### Your goal
Find how many lines contain the word "this" and state that number alone.

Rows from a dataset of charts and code
+ + +

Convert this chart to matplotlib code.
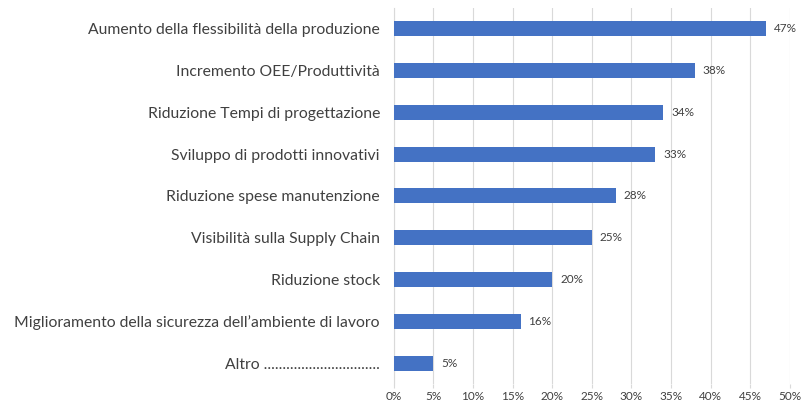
import matplotlib
matplotlib.use("Agg")
import matplotlib.pyplot as plt

categories = [
    "Aumento della flessibilità della produzione",
    "Incremento OEE/Produttività",
    "Riduzione Tempi di progettazione",
    "Sviluppo di prodotti innovativi",
    "Riduzione spese manutenzione",
    "Visibilità sulla Supply Chain",
    "Riduzione stock",
    "Miglioramento della sicurezza dell’ambiente di lavoro",
    "Altro ...............................",
]
values = [47, 38, 34, 33, 28, 25, 20, 16, 5]
xticks = list(range(0, 55, 5))

BLUE, GRID, TXT = "#4472c4", "#d9d9d9", "#404040"
plt.rcParams.update({"font.family": ["Lato", "DejaVu Sans"]})

fig = plt.figure(figsize=(8.02, 4.07), dpi=100)
ax = fig.add_axes([0.491, 0.0565, 0.494, 0.924])
ypos = list(range(len(categories)))[::-1]
ax.barh(ypos, values, height=0.36, color=BLUE, zorder=3)
for y, v in zip(ypos, values):
    ax.text(v + 1.0, y, f"{v}%", va="center", ha="left", fontsize=8.5, color=TXT)

ax.set_xlim(0, 50)
ax.set_ylim(-0.5, len(categories) - 0.5)
ax.set_yticks(ypos)
ax.set_yticklabels(categories, fontsize=11.3, color=TXT)
ax.set_xticks(xticks)
ax.set_xticklabels([f"{t}%" for t in xticks], fontsize=8.5, color=TXT)
ax.tick_params(axis="y", length=0, pad=10)
ax.tick_params(axis="x", length=3, color=GRID, pad=2)
ax.grid(axis="x", color=GRID, lw=0.8, zorder=0)
for s in ["top", "right", "bottom"]:
    ax.spines[s].set_visible(False)
ax.spines["left"].set_color(GRID)
fig.savefig("out.png", dpi=100)
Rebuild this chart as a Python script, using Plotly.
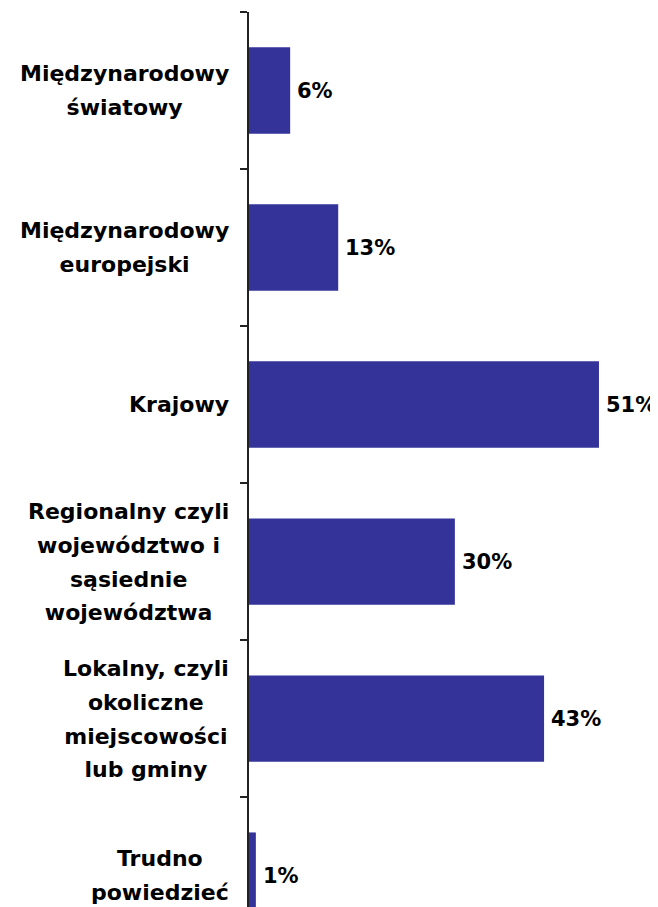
import plotly.graph_objects as go

categories = [
    "Międzynarodowy światowy",
    "Międzynarodowy europejski",
    "Krajowy",
    "Regionalny czyli województwo i sąsiednie województwa",
    "Lokalny, czyli okoliczne miejscowości lub gminy",
    "Trudno powiedzieć",
]
category_lines = [
    ["Międzynarodowy", "światowy"],
    ["Międzynarodowy", "europejski"],
    ["Krajowy"],
    ["Regionalny czyli", "województwo i", "sąsiednie", "województwa"],
    ["Lokalny, czyli", "okoliczne", "miejscowości", "lub gminy"],
    ["Trudno", "powiedzieć"],
]
values = [6, 13, 51, 30, 43, 1]
value_labels = ["6%", "13%", "51%", "30%", "43%", "1%"]

FONT = "DejaVu Sans"
BAR_COLOR = "#333399"

fig = go.Figure()
fig.add_trace(go.Bar(
    x=values,
    y=categories,
    orientation="h",
    width=0.55,
    marker=dict(color=BAR_COLOR, line=dict(width=0)),
    hoverinfo="skip",
))

for cat, lines, v, lab in zip(categories, category_lines, values, value_labels):
    fig.add_annotation(
        x=v, y=cat, xref="x", yref="y",
        text=lab, showarrow=False,
        xanchor="left", yanchor="middle", xshift=5,
        font=dict(family=FONT, size=21, color="black", weight="bold"),
    )
    text = "<br>".join('<span style="font-size:22px">%s</span>' % ln for ln in lines)
    fig.add_annotation(
        x=0, y=cat, xref="paper", yref="y",
        text=text, showarrow=False, align="center",
        xanchor="right", yanchor="middle", xshift=-18,
        font=dict(family=FONT, size=26, color="black", weight="bold"),
    )

fig.update_layout(
    width=650, height=899,
    margin=dict(l=241, r=11, t=4, b=0),
    paper_bgcolor="white", plot_bgcolor="white",
    showlegend=False,
    xaxis=dict(range=[0, 58], visible=False, showgrid=False, zeroline=False),
    yaxis=dict(
        type="category",
        categoryorder="array", categoryarray=categories,
        range=[5.2, -0.5],
        showticklabels=False,
        showgrid=False, zeroline=False,
        showline=True, linecolor="#222222", linewidth=2,
        ticks="outside", ticklen=7, tickcolor="#222222", tickwidth=2,
        tickson="boundaries",
    ),
)

fig.write_html("out.html")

+ + +

### Result below
2